In other words, ASSUMING that it works for n, show that it works for n+1. If you can do that, then you can state that by mathematical induction, it works for all n.

 

[HallsofIvy]

The equation is: [i(i+1)=n(n+1)(n+2)/3] whereas i=1

So you mean
$$\sum_{i= 1}^n i(i+1)= n(n+1)(n+2)/3$$

so the beginning process would be 2+6+12+20...+n(n+1)=n(n+1)(n+2)/3

after the equation is proven for n=1 [(1(1+1)=1(1+1)(1+2)/3] then we must prove for n=n+1

Well, not "n= n+1", that's meaning less. You mean to prove that if it is true for a given n, it is true for n+1.
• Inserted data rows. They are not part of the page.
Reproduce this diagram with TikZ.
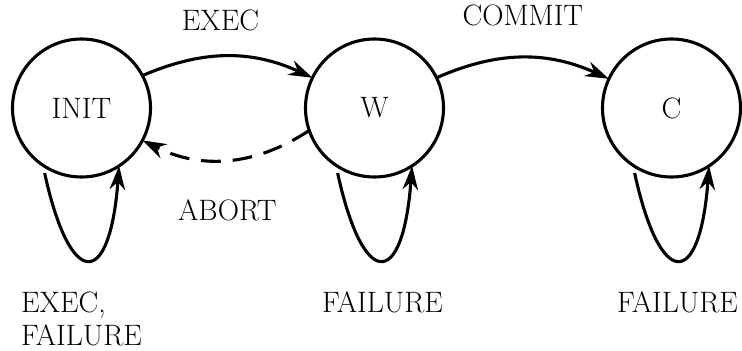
\documentclass[tikz,border=0pt]{standalone}
\usepackage{fontspec}
\usetikzlibrary{arrows.meta}
\usetikzlibrary{positioning}
\tikzset{
  state/.style={circle, draw, line width=2.2pt, minimum size=3.45cm, inner sep=0, outer sep=0},
  arrow/.style={-{Stealth[length=17pt, width=11pt, inset=5.5pt]}, line width=2.2pt},
  dashedarrow/.style={arrow, dash pattern=on 14pt off 8.5pt}
}

\begin{document}
\begin{tikzpicture}

\fontsize{21}{23.4}\selectfont
\useasboundingbox (-2.0375,-6.075) rectangle (16.5125,2.7);

  % states
  \node[state] (init) {INIT};
  \node[state, right=3.875cm of init] (w) {W};
  \node[state, right=3.975cm of w] (c) {C};

  % self-loop labels
  \node[below=2.62cm of init, align=left] (initloop) {EXEC,\\FAILURE};
  \node[below=2.62cm of w, xshift=2mm] (wloop) {FAILURE};
  \node[below=2.62cm of c, xshift=1.5mm] (cloop) {FAILURE};

  % transitions
  \draw [arrow] (init.28) to[bend left=24] node[above=3.5mm, xshift=-1.8mm] {EXEC} (w.154);
  \draw [arrow] (w.26) to[bend left=24] node[above=5mm] {COMMIT} (c.155);
  \draw [dashedarrow] (w.199) to[bend left=30] node[below=7mm] {ABORT} (init.332);

  % self-loops
  \draw [arrow, shorten <=2mm] (init.236) .. controls +(0.68,-3.12) and +(-0.23,-3.1) .. (init.303);
  \draw [arrow, shorten <=2mm] (w.236) .. controls +(0.68,-3.12) and +(-0.23,-3.1) .. (w.303);
  \draw [arrow, shorten <=2mm] (c.236) .. controls +(0.68,-3.12) and +(-0.23,-3.1) .. (c.303);
\end{tikzpicture}
\end{document}
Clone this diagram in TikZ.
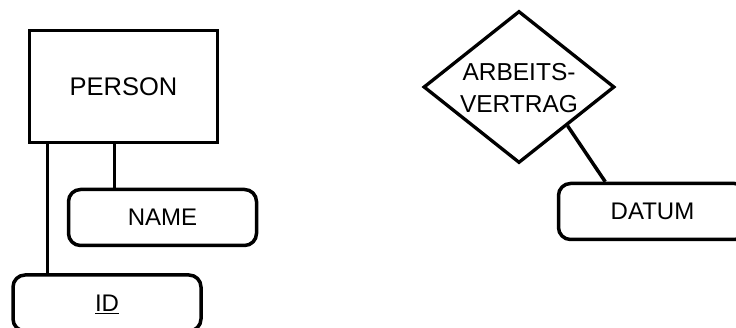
\documentclass[tikz,border=0pt]{standalone}
\usepackage{fontspec}
\setmainfont{Liberation Sans}
\usetikzlibrary{shapes.geometric}
\tikzset{
  ent/.style={draw, line width=3.5pt, rectangle, minimum width=188pt, minimum height=112pt, inner sep=0pt, font=\fontsize{25.5}{30}\selectfont, text height=18pt, text depth=0pt},
  attr/.style={draw, line width=3.5pt, rectangle, rounded corners=12pt, minimum width=188pt, minimum height=56pt, inner sep=0pt, font=\fontsize{24}{30}\selectfont, text height=17pt, text depth=0pt},
  rel/.style={draw, line width=3.3pt, diamond, minimum width=191pt, minimum height=152pt, inner sep=0pt},
  reltext/.style={align=center, inner sep=0pt, font=\fontsize{24.5}{31.5}\selectfont},
  conn/.style={line width=3.5pt}
}
\begin{document}
\begin{tikzpicture}[x=1pt,y=-1pt]
\useasboundingbox (0,0) rectangle (736,328);
\clip (0,0) rectangle (736,328);
\node[ent] (person) at (123.5,86.5) {PERSON};
\node[attr] (name) at (162.5,217.5) {NAME};
\node[attr] (id) at (107,303) {\underline{ID}};
\node[rel] (vertrag) at (519,87) {};
\node[reltext] (vertragtext) at (519,88) {ARBEITS-\\VERTRAG};
\node[attr] (datum) at (652.5,211.5) {DATUM};
\draw[conn] ([xshift=19.5pt]person.south west) -- ([xshift=19.5pt]person.south west |- id.north);
\draw[conn] ([xshift=86.5pt]person.south west) -- ([xshift=86.5pt]person.south west |- name.north);
\draw[conn] (vertrag.south east) -- ([xshift=48.5pt]datum.north west);
\end{tikzpicture}
\end{document}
thats where i begin to stop understanding.
So...
2+6+12+20...+n(n+1)+n+1(n+1+1)??= n(n+1)(n+2)/3+n+1??

if my nonsense is correct then we are attempting to prove that n(n+1)(n+2)/3+n+1=(n+1)(n+2)

...help

$$\sum_{i=1}^{n+1} i(i+1)= \sum_{i=1}^n i(i+1)+ (n+1)(n+1+1)= n(n+1)(n+2)/3+ (n+1)(n+2)$$
and you want to prove that is equal to (n+1)(n+2)(n+3)/3, the basic formula n(n+1)(n+2)/3 with "n" replaced by "n+1".

I would recommend that the first thing you do is factor (n+1) and (n+2) out of n(n+1)(n+2)/3+ (n+1)(n+2).